Washington, D.C. was a buzz with discussions surrounding ethanol production as a variety of bills surfaced throughout the week looking for a consensus. Some were defeated, others didn’t see the light of day, finally on Thursday the Senate voted to repeal the Volumetric Ethanol Excise Tax Credit, which had offered ethanol producers a 45-cent-per-gallon credit. VEETC is about a $5 million program and was set to expire by Jan. 1, 2012.
Sen. Dianne Feinstein (D-Calif.) presented the measure, which passed by a vote of 73 to 27, repeals the $5-billion-annual VEETC subsidy immediately and repeals a 54-cent-a-gallon tariff on imported ethanol, which restricts imports, mainly from Brazil. The voted sorted out as 33 Republicans and 40 Democrats who voted to eliminate the ethanol subsidy.
This action follows the defeat of Sen. Tom Coburn’s (R-Okla.) proposed bill to end the VEETC immediately. Mid-week Sens. John Thune (R-S.D.) and Amy Klobuchar (D-Minn.), and 13 bipartisan co-sponsors, introduced legislation to end the VEETC by July and base the variable credit on oil prices and then offer it to vendors who install pumps to provide the ethanol/gasoline blended fuel.
While not a 100 percent done deal, the measure will be included in a bill renewing a federal economic development program. Final prospects are uncertain, according to Senate watchers, but Thursday's vote endangers the ethanol tax credit. The Senate vote also will make it easier for the House to consider similar action.
"The administration supports efforts currently under way in the Senate to reform and modernize tax incentives and other programs that support biofuels," Agriculture Secretary Tom Vilsack said in a statement. "However, today's amendments are not reforms and are ill advised. They could lead to job loss and pull the rug out from under industry, which will lead to less choice for consumers and greater dependence on foreign oil."
With severe and challenging federal budget negotiations ahead, cutting the VEETC is one step that some in Washington are hoping will illustrate special interest tax breaks are on the chopping block. VEETC is among dozens of business and individual tax breaks that Congress usually renews each year. "The best way for ethanol to survive is to stand on its own two feet, without spending something we don't have to get something we're going to have anyway," Coburn said.
Ethanol production was not cut out completely, the Senate voted 59 to 41 to reject a measure presented by Sen. John McCain (R-Ariz.) that would have eliminated government funding for ethanol blender pumps and storage facilities-- infrastructure needed to get its product to consumers. The House passed a similar measure on Thursday, by a vote of 283-128, adding it to its agriculture spending bill.
Also, the Congressional mandate that requires refiners to blend 36 billion gallons of biofuels into auto fuel by 2022 remains intact.

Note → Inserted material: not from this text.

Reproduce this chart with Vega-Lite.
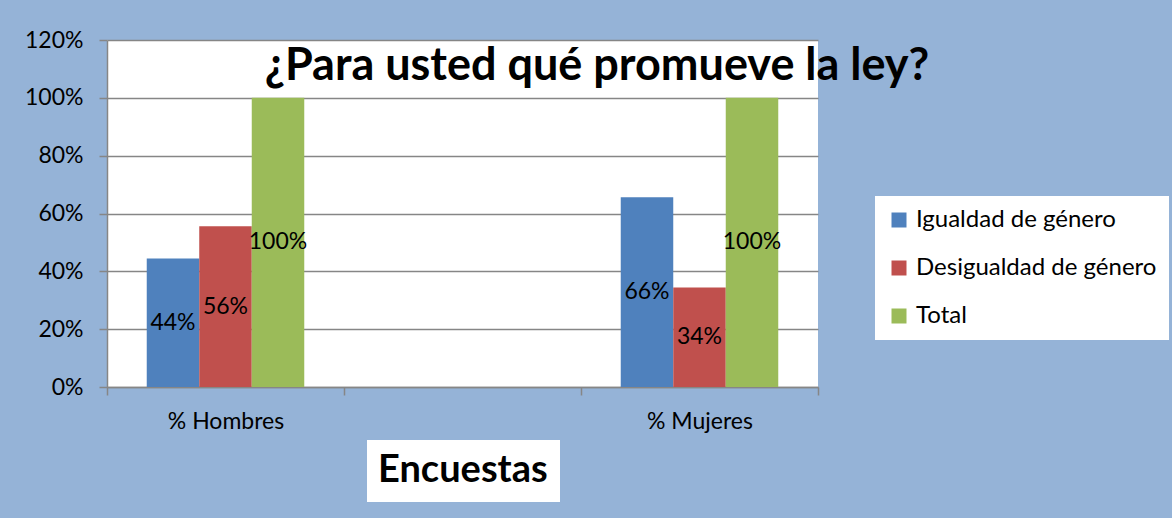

As could be expected, the National Corn Growers Association was among the agriculture groups upset by the Senate’s ethanol tax vote. “Today the Senate voted against rural America and domestic, renewable energy, and in favor of more foreign oil,” Bart Schott, NCGA president and grower from Kulm, N.D., said. “Sen. Feinstein has unfairly hit at the heart of an important agricultural industry while remaining unified with subsidy-laden Big Oil.”
Schott pointed out that one comprehensive report found that subsidies for the oil industry total up to $280 billion annually, representing up to $2 per gallon of gasoline. A recent legislative effort to eliminate $2 billion of these oil subsidies went nowhere in Congress, he noted, after organizations like the National Taxpayers Union painted it as a tax increase.
The ethanol industry supports more than 400,000 U.S. jobs, contributing more than $56 billion each year to the nation’s economy and $11 billion in federal, state and local tax revenue, Schott said.
The livestock and poultry sectors in particular have a different view of incentives for ethanol as corn-ethanol production has grown substantially in recent years. While livestock and poultry sectors have long claimed 40 percent of the annual U.S. corn crop, ethanol has just recently match that market share, adding significantly to the supply and demand competition.